Don't want to go to church... just want to stay curled up in my warm, comfy bed (it's 62 in my house) and relax and not think about what's going on outside my house. I'll have to do that tomorrow anyway.
I didn't go to church this morning, but it's been weeks since I skipped night church. I know what H would say: it doesn't matter what I want, but I should do the right thing... I need to go to church... it encourages me and others... to not give into myself... that this is important.
Maybe I need to make some changes the week I have papers to grade: no socializing, and stay home and focus on work. I thought staying home yesterday would be enough, but I guess not.
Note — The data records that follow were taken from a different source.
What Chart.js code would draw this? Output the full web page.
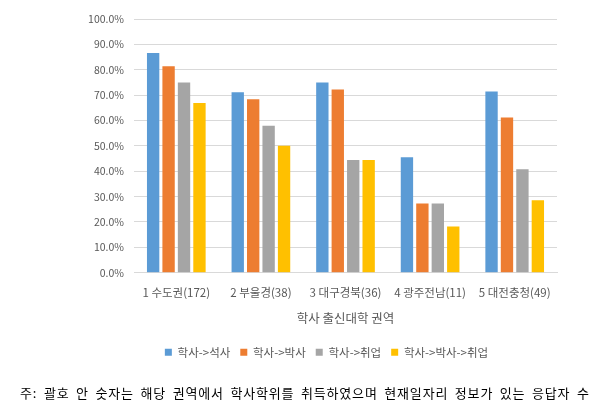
<!DOCTYPE html>
<html><head><meta charset="utf-8">
<script src="https://cdn.jsdelivr.net/npm/chart.js@4.4.0/dist/chart.umd.min.js"></script>
<style>
html,body{margin:0;padding:0;background:#fff;}
#wrap{position:relative;width:607px;height:417px;}
#note{position:absolute;left:20px;top:383px;font-family:"Noto Sans CJK KR",sans-serif;font-size:13px;color:#000;white-space:nowrap;word-spacing:3px;letter-spacing:0.8px;}
</style></head>
<body>
<div id="wrap">
<canvas id="c" width="607" height="417"></canvas>
<div id="note">주: 괄호 안 숫자는 해당 권역에서 학사학위를 취득하였으며 현재일자리 정보가 있는 응답자 수</div>
</div>
<script>
const categories = ["1 수도권(172)", "2 부울경(38)", "3 대구경북(36)", "4 광주전남(11)", "5 대전충청(49)"];
const seriesNames = ["학사->석사", "학사->박사", "학사->취업", "학사->박사->취업"];
const masters = [86.6, 71.1, 75.0, 45.5, 71.4];
const doctors = [81.4, 68.4, 72.2, 27.3, 61.2];
const employed = [75.0, 57.9, 44.4, 27.3, 40.8];
const doctorEmployed = [66.9, 50.0, 44.4, 18.2, 28.6];
const yTicks = [0, 10, 20, 30, 40, 50, 60, 70, 80, 90, 100];
const colors = ["#5b9bd5", "#ed7d31", "#a5a5a5", "#ffc000"];
const xTitle = "학사 출신대학 권역";

const FONT = '"Noto Sans CJK KR", sans-serif';
const txt = "#595959";
const values = [masters, doctors, employed, doctorEmployed];

const legendShift = {
  id: "legendShift",
  afterLayout(chart) {
    const l = chart.legend;
    if (l) { l.left += 48; l.right += 48; }
  }
};

new Chart(document.getElementById("c"), {
  type: "bar",
  data: {
    labels: categories,
    datasets: seriesNames.map((n, i) => ({
      label: n, data: values[i], backgroundColor: colors[i],
      borderWidth: 0, categoryPercentage: 0.73, barPercentage: 0.8
    }))
  },
  options: {
    responsive: false, animation: false,
    layout: { padding: { left: 0, right: 50, top: 19, bottom: 49 } },
    plugins: {
      tooltip: { enabled: false },
      legend: {
        position: "bottom",
        labels: { boxWidth: 7, boxHeight: 7, padding: 10, color: txt, font: { family: FONT, size: 11.5 } }
      }
    },
    scales: {
      x: {
        grid: { display: false },
        border: { color: "#d9d9d9" },
        ticks: { color: txt, font: { family: FONT, size: 11.5 }, padding: 5, maxRotation: 0, autoSkip: false },
        title: { display: true, text: xTitle, color: txt, font: { family: FONT, size: 12.5 }, padding: { top: 6, bottom: 11 } }
      },
      y: {
        min: 0, max: 100,
        afterFit: s => { s.width = 134; },
        afterBuildTicks: s => { s.ticks = yTicks.map(v => ({ value: v })); },
        grid: { color: "#d9d9d9", drawTicks: false },
        border: { display: false },
        ticks: { color: txt, font: { family: FONT, size: 10.5 }, padding: 10, callback: v => v.toFixed(1) + "%" }
      }
    }
  },
  plugins: [legendShift]
});
</script>
</body></html>
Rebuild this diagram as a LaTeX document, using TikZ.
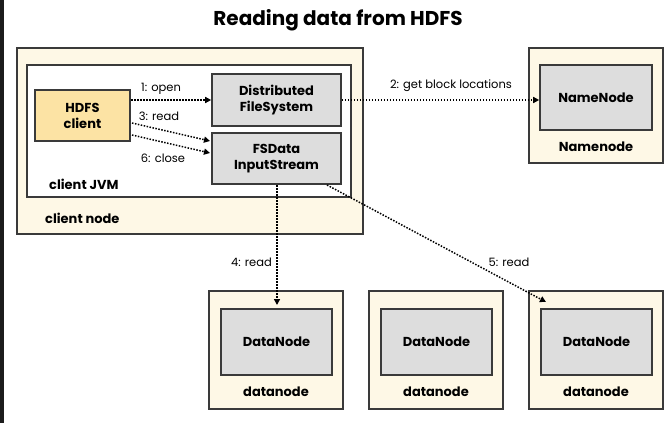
\documentclass[tikz,border=0pt]{standalone}
\usepackage{fontspec}
\setmainfont{Poppins}
\usetikzlibrary{arrows.meta}
\definecolor{edge}{HTML}{3A3A3A}
\definecolor{cream}{HTML}{FEF8E6}
\definecolor{ygold}{HTML}{FCE3A4}
\definecolor{lgray}{HTML}{DDDDDD}
\definecolor{darkbar}{HTML}{1C1C1C}
\tikzset{
  outerbox/.style={draw=edge, line width=1.6pt, fill=cream},
  jvmbox/.style={draw=edge, line width=1.6pt, fill=white},
  graybox/.style={draw=edge, line width=1.6pt, fill=lgray, align=center, font=\fontsize{13}{16}\selectfont\bfseries, inner sep=0pt},
  yellowbox/.style={draw=edge, line width=1.6pt, fill=ygold, align=center, font=\fontsize{13}{16}\selectfont\bfseries, inner sep=0pt},
  boxlabel/.style={font=\fontsize{13}{16}\selectfont\bfseries, inner sep=0pt},
  elabel/.style={font=\fontsize{11.5}{13}\selectfont, inner sep=0pt},
  flow/.style={line width=1.5pt, dash pattern=on 1.5pt off 1.5pt, -{Triangle[length=6pt,width=6pt]}},
}
\begin{document}
\begin{tikzpicture}[x=1pt,y=-1pt]
\useasboundingbox (0,0) rectangle (667,423);
\fill[white] (0,0) rectangle (667,423);
\fill[darkbar] (0,0) rectangle (4,423);
\node[font=\fontsize{20}{24}\selectfont\bfseries] (title) at (338,20) {Reading data from HDFS};
% client node
\draw[outerbox] (17,48) rectangle (363,234);
\node[boxlabel, anchor=west] (cnode) at (45,218) {client node};
\draw[jvmbox] (27,65) rectangle (351,197);
\node[boxlabel, anchor=west] (cjvm) at (49,184) {client JVM};
\node[yellowbox, minimum width=95pt, minimum height=51pt] (hdfs) at (82.5,115.5) {HDFS\\client};
\node[graybox, minimum width=129pt, minimum height=52pt] (dfs) at (276.5,100) {Distributed\\FileSystem};
\node[graybox, minimum width=129pt, minimum height=51pt] (fsd) at (276.5,158.5) {FSData\\InputStream};
% namenode
\draw[outerbox] (529,48) rectangle (663,163);
\node[graybox, minimum width=112pt, minimum height=65pt] (nn) at (596,97.5) {NameNode};
\node[boxlabel] (nnl) at (596,147) {Namenode};
% datanodes
\foreach \i/\cx in {1/276, 2/436, 3/596}{
  \draw[outerbox] (\cx-67,291) rectangle (\cx+67,409);
  \node[graybox, minimum width=111pt, minimum height=66pt] (dn\i) at (\cx+0.5,342) {DataNode};
  \node[boxlabel] (dnl\i) at (\cx,392) {datanode};
}
% arrows
\coordinate (h1) at (131,100);
\coordinate (h3) at (132,123);
\coordinate (h6) at (132,135);
\draw[flow] (h1) -- (dfs.west |- h1);
\node[elabel] (l1) at (161,89) {1: open};
\draw[flow] (h3) -- (210,141);
\node[elabel] (l3) at (159,116) {3: read};
\draw[flow] (h6) -- (210,153);
\node[elabel] (l6) at (163,158) {6: close};
\draw[flow] (dfs.east) -- (nn.west |- dfs.east);
\node[elabel] (l2) at (451,86) {2: get block locations};
\coordinate (f4) at (277,185);
\coordinate (d4) at (277,305);
\draw[flow] (f4) -- (d4);
\node[elabel, anchor=east] (l4) at (272,262) {4: read};
\coordinate (f5) at (327,185);
\coordinate (d5) at (546,302);
\draw[flow] (f5) -- (d5);
\node[elabel] (l5) at (509,262) {5: read};
\end{tikzpicture}
\end{document}
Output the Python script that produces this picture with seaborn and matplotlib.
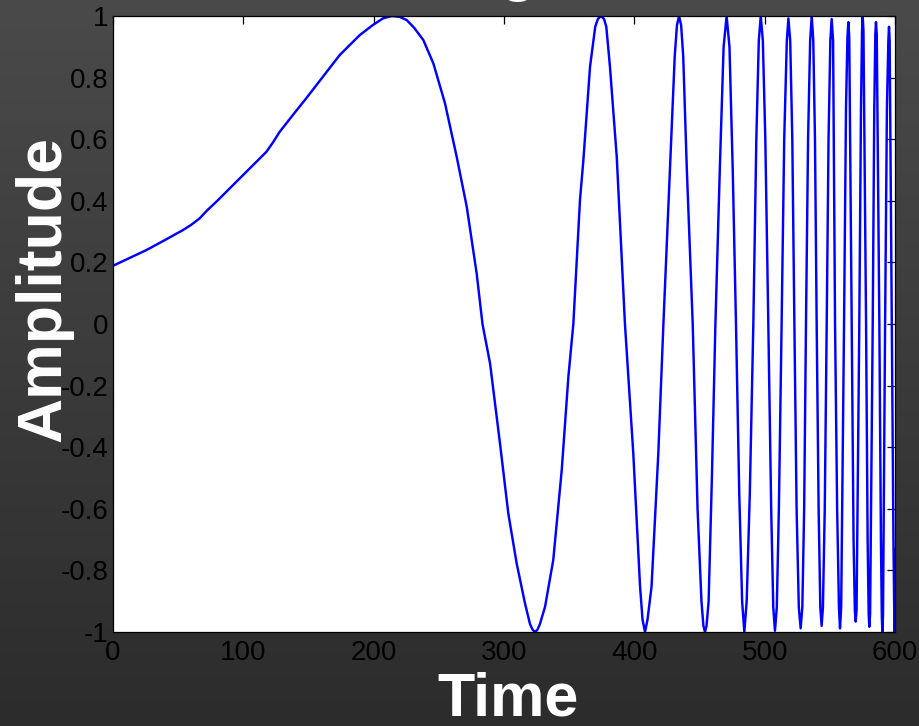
import numpy as np
import pandas as pd
import matplotlib
matplotlib.use("Agg")
import matplotlib.pyplot as plt
import seaborn as sns

# ---- data ----
time = [0, 12, 25.6, 40.9, 53.7, 60, 66.5, 72, 79.3, 92.1, 107.4, 112.5,
        117.7, 122.8, 127.9, 138.1, 148.3, 161.1, 173.9, 189.3, 199.5, 207,
        214, 220, 225.3, 231, 238.1, 245.8, 254.7, 263.7, 271.4, 279.0, 283.5,
        289.3, 296.9, 303.3, 309.7, 316.1, 320, 322, 323.8, 325.6, 327.5,
        331.5, 337.8, 344.3, 349.4, 353.2, 358.3, 360.9, 366.0, 370, 372,
        374.4, 376.8, 378.5, 381.3, 386.5, 392.8, 399.2, 404.4, 406.3, 408.2,
        410.1, 413.2, 418.4, 422.3, 427.4, 431, 432.7, 434.3, 435.9, 437.5,
        440.2, 444.8, 448.5, 451.5, 453, 454.2, 455.4, 457, 459.5, 462.2,
        465.7, 468.5, 470.8, 473, 475.5, 478.0, 480.5, 482.7, 484.4, 486.2,
        488.6, 491.3, 493.6, 495.5, 497.0, 498.6, 500.5, 502.8, 505.0, 506.6,
        507.9, 509.3, 510.9, 513.0, 515.0, 517.0, 518.2, 519.6, 521.2, 522.8,
        524.5, 526.2, 527.6, 528.9, 530.3, 531.7, 533.3, 534.9, 536.1, 537.3,
        538.6, 539.9, 541.4, 542.7, 543.7, 544.7, 546.1, 547.6, 549.0, 550.4,
        551.4, 552.5, 554.0, 555.6, 557.0, 557.8, 558.7, 560.9, 562.4, 563.5,
        564.2, 564.9, 566.8, 568.2, 569.2, 569.8, 570.5, 572.6, 573.9, 574.7,
        575.2, 575.8, 577.8, 579.0, 579.8, 580.3, 580.9, 582.9, 584.1, 584.9,
        585.4, 586.0, 588.0, 589.2, 589.9, 590.3, 590.8, 592.4, 593.8, 594.9,
        595.4, 595.9, 597.5, 598.8, 599.6, 600.0]
amplitude = [0.189, 0.213, 0.240, 0.275, 0.305, 0.322, 0.343, 0.368, 0.397,
             0.451, 0.516, 0.537, 0.559, 0.590, 0.624, 0.679, 0.733, 0.803,
             0.873, 0.938, 0.971, 0.992, 1.0, 0.997, 0.987, 0.962, 0.922,
             0.846, 0.717, 0.543, 0.381, 0.165, 0.0, -0.128, -0.387, -0.615,
             -0.777, -0.907, -0.975, -0.993, -1.0, -0.993, -0.975, -0.918,
             -0.766, -0.474, -0.171, 0.0, 0.403, 0.532, 0.835, 0.965, 0.99,
             1.0, 0.99, 0.965, 0.835, 0.543, 0.0, -0.42, -0.853, -0.96, -1.0,
             -0.96, -0.853, -0.42, 0.0, 0.511, 0.87, 0.97, 1.0, 0.97, 0.87,
             0.511, 0.0, -0.6, -0.9, -0.98, -1.0, -0.98, -0.9, -0.5, 0.0, 0.52,
             0.9, 1.0, 0.9, 0.5, 0.0, -0.55, -0.9, -1.0, -0.9, -0.55, 0.0, 0.6,
             0.92, 1.0, 0.92, 0.6, 0.0, -0.6, -0.92, -0.996, -0.92, -0.6, 0.0,
             0.6, 0.92, 0.992, 0.92, 0.6, 0.0, -0.6, -0.92, -0.988, -0.92,
             -0.6, 0.0, 0.6, 0.92, 1.0, 0.92, 0.6, 0.0, -0.6, -0.92, -0.98,
             -0.92, -0.6, 0.0, 0.6, 0.92, 0.99, 0.92, 0.0, -0.6, -0.92, -0.988,
             -0.92, 0.0, 0.7, 0.93, 0.98, 0.93, 0.0, -0.7, -0.93, -0.966,
             -0.93, 0.0, 0.7, 0.95, 1.0, 0.95, 0.0, -0.7, -0.94, -0.983, -0.94,
             0.0, 0.7, 0.94, 0.98, 0.94, 0.0, -0.7, -0.95, -1.0, -0.95, 0.0,
             0.7, 0.92, 0.965, 0.92, 0.0, -0.7, -1.0, -0.73]

x_ticks = [0, 100, 200, 300, 400, 500, 600]
x_tick_labels = ["0", "100", "200", "300", "400", "500", "600"]
y_ticks = [-1, -0.8, -0.6, -0.4, -0.2, 0, 0.2, 0.4, 0.6, 0.8, 1]
y_tick_labels = ["-1", "-0.8", "-0.6", "-0.4", "-0.2", "0", "0.2", "0.4",
                 "0.6", "0.8", "1"]

df = pd.DataFrame({"Time": time, "Amplitude": amplitude})

sns.set_theme(style="white")
plt.rcParams["font.family"] = ["Liberation Sans", "DejaVu Sans"]

W, H = 920, 726
fig = plt.figure(figsize=(W / 100, H / 100), dpi=100)

# gradient background
bg = fig.add_axes([0, 0, 1, 1], zorder=-10)
grad = np.linspace(74, 44, 256).reshape(-1, 1) / 255.0
bg.imshow(np.dstack([grad, grad, grad]), aspect="auto", extent=[0, 1, 0, 1],
          interpolation="bilinear")
bg.set_axis_off()

L, R, T, B = 113, 895, 16, 632
ax = fig.add_axes([L / W, 1 - B / H, (R - L) / W, (B - T) / H])
ax.set_facecolor("white")

sns.lineplot(data=df, x="Time", y="Amplitude", ax=ax, color="#0000ff",
             linewidth=1.75, errorbar=None, estimator=None, sort=False)

ax.set_xlim(0, 600)
ax.set_ylim(-1, 1)
ax.set_xticks(x_ticks)
ax.set_xticklabels(x_tick_labels)
ax.set_yticks(y_ticks)
ax.set_yticklabels(y_tick_labels)
ax.tick_params(direction="in", top=True, right=True, length=5.5, width=0.9,
               color="black", labelsize=20, labelcolor="black", pad=3.5)
ax.tick_params(axis="x", pad=6)
for s in ax.spines.values():
    s.set_color("black")
    s.set_linewidth(0.9)
    s.set_visible(True)

ax.set_xlabel("Time", fontsize=44, fontweight="bold", color="white")
ax.xaxis.set_label_coords((508 - L) / (R - L), (B - 716) / (B - T))
ax.xaxis.label.set_va("baseline")
ax.xaxis.label.set_ha("center")

ax.set_ylabel("Amplitude", fontsize=45, fontweight="bold", color="white")
ax.yaxis.set_label_coords((44 - L) / (R - L), (B - 289) / (B - T))
ax.yaxis.label.set_va("center")
ax.yaxis.label.set_ha("center")

# title, mostly above the visible canvas (only the descender shows)
fig.text(442 / W, 1 + 11 / H, "Signal", fontsize=44, fontweight="bold",
         color="white", ha="left", va="baseline")

fig.savefig("out.png", dpi=100)
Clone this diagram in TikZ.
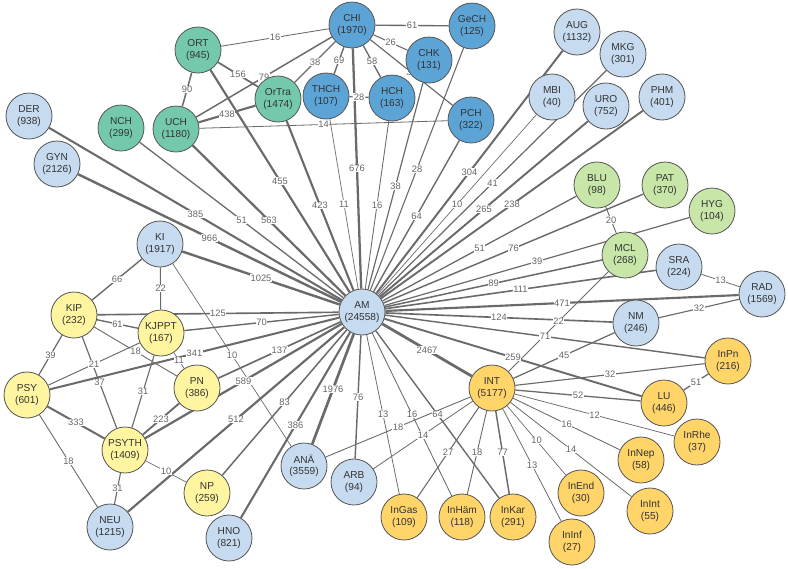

Maybe I don't need to cut out socializing altogether, as I'm still getting together with my deaf friend every week... but the five hours we spent together on Friday could've been cut back. I guess I'm realizing that I need to plan better-- in the past, I didn't plan anything during my grading weekends.
H would probably ask if socializing is more important than church. No, it's not, and church covers both anyway, so it's not like church leaves me unsocial. When I made my self care plan, I said church every week, and I've been going twice a week-- but that's just my defense, and... well, I can hear H's reminder last week "Wednesday night, Sunday morning, Sunday night, we go to church." But then I think I've already skipped this morning, it won't hurt to skip again.
Then I think that I'm doing well-- getting everything done-- and deserve a "break." Church shouldn't be included in that break. I'm not doing that well because my house is still a mess even though I spent a half-hour cleaning it up yesterday. And, I'm thinking about going away next weekend, which is probably not what I nor my house nor budget need but what I want.
Maybe I'll be able to talk myself into it by later today... that happens sometimes.